Es reicht nicht, die Hürde, sich selbstständig zu machen, herunterzuziehen und auf der einen Seite somit eventuell eine Gründerwelle auszulösen, den Leuten aber auf anderen Seite nicht das betriebswirtschaftliche Know-how mitzugeben, um tatsächlich einen Betrieb führen zu können.

(Michael Boddenberg (CDU): Ja!)

Meine Damen und Herren, über diese Fragen haben wir uns Gedanken gemacht. Wir halten es auch für sinnvoll, dass zusammen mit den Industrie- und Handelskammern und den Berufsschulen Lehrgänge entwickelt und angeboten werden, in denen sich die Selbstständigen, die interessiert sind, entsprechend weiter qualifizieren können. Wahrscheinlich würde es auch vielen,die schon jetzt einen Betrieb haben, nicht schaden, das noch einmal zu lernen. Wie gesagt, an dieser Stelle sehen wir tatsächlich einen Änderungsbedarf und haben das in unserem Antrag entsprechend aufgeführt.

(Michael Boddenberg (CDU): Das heißt, dass jetzt zwangsweise...)

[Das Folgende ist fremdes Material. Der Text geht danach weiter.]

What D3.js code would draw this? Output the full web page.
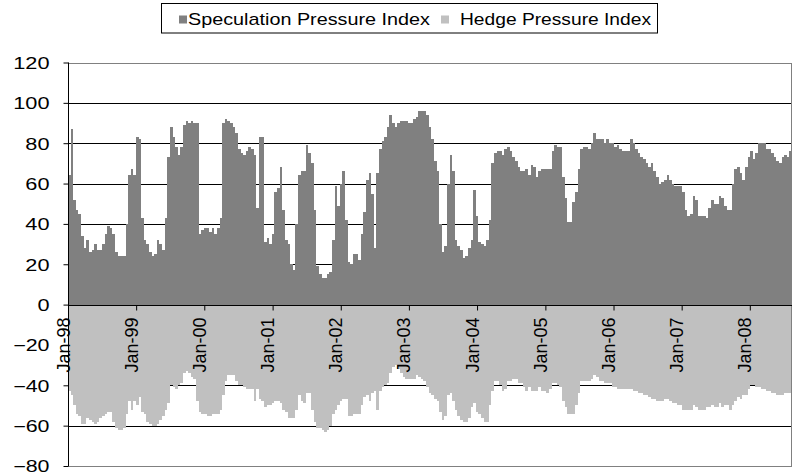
<!DOCTYPE html>
<html><head><meta charset="utf-8">
<script src="https://cdn.jsdelivr.net/npm/d3@7/dist/d3.min.js"></script>
<style>body{margin:0;background:#fff}svg{display:block}</style>
</head><body>
<svg id="chart" width="793" height="474"></svg>
<script>
// ---- data (bi-weekly observations from Jan 1998) ----
const startDate = "1998-01-01";
const stepDays = 14;
const speculation = [
64,87,52,47,45,34,28,32,26,27,30,27,27,30,35,39,38,35,26,24,
24,24,40,64,67,64,83,82,43,32,30,26,24,25,32,30,27,43,73,88,
83,78,74,78,89,91,90,91,90,90,35,37,38,38,36,38,35,38,43,90,
92,91,90,88,85,77,75,74,76,78,77,74,48,83,83,31,33,30,35,56,
58,68,47,32,30,20,17,40,64,66,66,79,75,70,47,19,15,13,13,15,
16,32,59,49,60,66,42,21,20,25,25,22,35,46,62,65,55,28,65,77,
81,83,88,94,90,88,90,91,91,91,90,90,92,93,96,96,96,94,88,82,
71,66,40,26,29,60,74,66,32,29,27,23,24,28,32,57,44,31,30,29,
32,42,70,75,76,76,74,77,78,76,73,71,68,66,66,67,64,69,68,63,
66,67,67,67,67,76,79,78,78,63,53,41,41,51,56,67,77,78,78,77,
80,85,82,82,82,80,82,80,80,78,79,77,76,76,76,82,80,77,75,73,
72,70,68,70,66,63,60,61,62,64,62,60,59,59,59,56,47,44,45,54,
52,44,44,44,43,48,52,50,50,54,53,49,47,47,60,67,68,65,62,68,
73,76,72,75,80,80,80,77,77,75,73,71,70,73,74,73,76
];
const hedge = [
-43,-45,-50,-54,-55,-59,-59,-56,-57,-58,-59,-58,-56,-55,-54,-53,-53,-58,-61,-62,
-62,-61,-54,-48,-52,-48,-50,-46,-53,-54,-58,-59,-60,-60,-59,-57,-55,-52,-49,-40,
-41,-42,-40,-39,-34,-33,-34,-36,-37,-48,-53,-54,-54,-55,-55,-54,-54,-54,-52,-45,
-38,-35,-35,-35,-38,-40,-40,-41,-42,-42,-42,-48,-42,-47,-48,-51,-50,-50,-49,-48,
-48,-49,-52,-53,-56,-56,-56,-52,-45,-48,-49,-44,-44,-52,-58,-61,-61,-62,-63,-62,
-60,-54,-52,-50,-48,-47,-47,-55,-55,-54,-54,-54,-50,-46,-45,-48,-44,-43,-52,-43,
-41,-40,-39,-34,-31,-30,-32,-34,-36,-37,-37,-37,-37,-35,-36,-37,-38,-41,-44,-45,
-47,-48,-53,-57,-55,-45,-44,-48,-52,-55,-57,-58,-58,-56,-51,-49,-53,-54,-56,-58,
-58,-50,-43,-38,-38,-40,-43,-42,-38,-38,-37,-37,-39,-39,-41,-43,-41,-43,-43,-43,
-41,-43,-43,-44,-42,-39,-39,-40,-41,-48,-51,-54,-54,-54,-50,-44,-38,-38,-38,-38,
-37,-35,-36,-38,-38,-39,-39,-39,-41,-41,-42,-42,-42,-42,-42,-42,-43,-43,-44,-44,
-45,-45,-46,-47,-47,-48,-48,-48,-47,-47,-48,-49,-49,-50,-50,-52,-52,-52,-52,-50,
-51,-52,-52,-52,-51,-51,-50,-51,-51,-49,-51,-50,-50,-52,-50,-48,-46,-47,-45,-45,
-42,-40,-40,-41,-41,-42,-42,-43,-43,-44,-44,-45,-45,-45,-44,-44,-44
];
const seriesNames = ["Speculation Pressure Index", "Hedge Pressure Index"];
const seriesColors = ["#808080", "#c0c0c0"];
const yTicks = [-80, -60, -40, -20, 0, 20, 40, 60, 80, 100, 120];
const xTickYears = [1998, 1999, 2000, 2001, 2002, 2003, 2004, 2005, 2006, 2007, 2008];
const xTickLabels = ["Jan-98","Jan-99","Jan-00","Jan-01","Jan-02","Jan-03","Jan-04","Jan-05","Jan-06","Jan-07","Jan-08"];

// ---- layout ----
const plot = {left: 68, right: 792, top: 62.5, bottom: 466};
const svg = d3.select("#chart");
const font = "'Liberation Sans', Arial, sans-serif";

const t0 = d3.timeParse("%Y-%m-%d")(startDate);
const n = speculation.length;
const dates = d3.range(n + 1).map(i => d3.timeDay.offset(t0, i * stepDays));
const x = d3.scaleTime().domain([dates[0], dates[n]]).range([plot.left, plot.right]);
const y = d3.scaleLinear().domain([-80, 120]).range([plot.bottom, plot.top]);

// gridlines (behind bars)
svg.append("g").selectAll("line")
  .data(yTicks.filter(v => v > -80 && v < 120 && v !== 0))
  .join("line")
  .attr("x1", plot.left).attr("x2", plot.right)
  .attr("y1", d => Math.round(y(d)) + 0.5).attr("y2", d => Math.round(y(d)) + 0.5)
  .attr("stroke", "#000").attr("stroke-width", 1);

// bars
const rows = d3.range(n).map(i => ({i, spec: speculation[i], hedge: hedge[i]}));
const bx0 = d => Math.round(x(dates[d.i]));
const bw = d => Math.round(x(dates[d.i + 1])) - Math.round(x(dates[d.i]));
svg.append("g").attr("shape-rendering", "crispEdges").selectAll("rect")
  .data(rows).join("rect")
  .attr("x", bx0).attr("width", bw)
  .attr("y", d => y(d.spec)).attr("height", d => y(0) - y(d.spec))
  .attr("fill", seriesColors[0]);
svg.append("g").attr("shape-rendering", "crispEdges").selectAll("rect")
  .data(rows).join("rect")
  .attr("x", bx0).attr("width", bw)
  .attr("y", y(0)).attr("height", d => y(d.hedge) - y(0))
  .attr("fill", seriesColors[1]);

// plot border (gray)
svg.append("rect")
  .attr("x", plot.left + 0.5).attr("y", Math.round(plot.top) + 0.5)
  .attr("width", plot.right - plot.left - 1).attr("height", Math.round(plot.bottom) - Math.round(plot.top))
  .attr("fill", "none").attr("stroke", "#808080");

// y axis
const yAxis = d3.axisLeft(y).tickValues(yTicks).tickSize(5).tickFormat(d3.format("d"));
const gy = svg.append("g").attr("transform", `translate(${plot.left + 0.5},0)`).call(yAxis);
gy.select(".domain").attr("stroke", "#000").attr("d", `M0,${plot.top}V${plot.bottom}`);
gy.selectAll(".tick line").attr("stroke", "#000");
gy.selectAll(".tick text")
  .attr("x", -19).attr("dy", "0.36em")
  .attr("font-family", font).attr("font-size", 16.3).attr("fill", "#000")
  .attr("textLength", function(){ return 12.1 * this.textContent.length; })
  .attr("lengthAdjust", "spacingAndGlyphs");

// x axis at zero
const xTickDates = xTickYears.map(yr => new Date(yr, 0, 1));
const xAxis = d3.axisBottom(x).tickValues(xTickDates).tickSize(5)
  .tickFormat((d, i) => xTickLabels[i]);
const gx = svg.append("g").attr("transform", `translate(0,${Math.round(y(0)) + 0.5})`).call(xAxis);
gx.select(".domain").attr("stroke", "#000").attr("d", `M${plot.left},0H${plot.right}`);
gx.selectAll(".tick line").attr("stroke", "#000");
gx.selectAll(".tick text")
  .attr("font-family", font).attr("font-size", 18).attr("fill", "#000")
  .attr("text-anchor", "end")
  .attr("x", 0).attr("y", 0).attr("dy", "0")
  .attr("transform", "translate(1,12) rotate(-90)");

// legend
const lg = svg.append("g");
lg.append("rect").attr("x", 161.5).attr("y", 3.5).attr("width", 496).attr("height", 29.5)
  .attr("fill", "#fff").attr("stroke", "#000");
const legendItems = [
  {name: seriesNames[0], color: seriesColors[0], sx: 179, tx: 188, len: 242},
  {name: seriesNames[1], color: seriesColors[1], sx: 441, tx: 460, len: 191}
];
legendItems.forEach(it => {
  lg.append("rect").attr("x", it.sx).attr("y", 15.5).attr("width", 8).attr("height", 8).attr("fill", it.color);
  lg.append("text").attr("x", it.tx).attr("y", 25)
    .attr("font-family", font).attr("font-size", 17).attr("fill", "#000")
    .attr("textLength", it.len).attr("lengthAdjust", "spacingAndGlyphs")
    .text(it.name);
});
</script>
</body></html>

Herr Boddenberg, ich verstehe Sie so schlecht.

Frau Kollegin Schönhut-Keil, ich bitte nochmals um Nachsicht. Die Redezeit nähert sich ihrem Ende.

Was soll ich machen, wenn mir so lebhaft dazwischendiskutiert wird?

(Clemens Reif (CDU): Zum Ende kommen!)

Ich komme zum Ende, keine Panik. – Herr Boddenberg, es ist doch völlig klar, dass wir keine Zwangsverpflichtung wollen. Dann würden wir Ihnen wieder eine Überschrift liefern.

(Clemens Reif (CDU): Ganz zum Schluss noch ein gutes Argument!)

Ich rede gerade mit Ihrem Kollegen; ich kann nicht duo hören. – Wenn jemand sich vornimmt, einen Betrieb zu gründen, und Geld und Zeit investiert, dann hat er ein In

teresse daran, sich entsprechend fortzubilden und entsprechend schlau zu machen.

Meine Damen und Herren, wir sind der Meinung, dass dies alles eine maßvolle Modernisierung und eine maßvolle Entbürokratisierung ist.

Sie wissen wahrscheinlich, dass wir GRÜNE uns schon lange für eine solche Reform der Handwerksordnung eingesetzt haben. Ich habe es eben schon einmal gesagt: Im Übrigen muss die Handwerksordnung allein deswegen geändert werden, um sie an den freien Dienstleistungsverkehr innerhalb der Europäischen Gemeinschaft anzupassen. – Vielen Dank für die Aufmerksamkeit.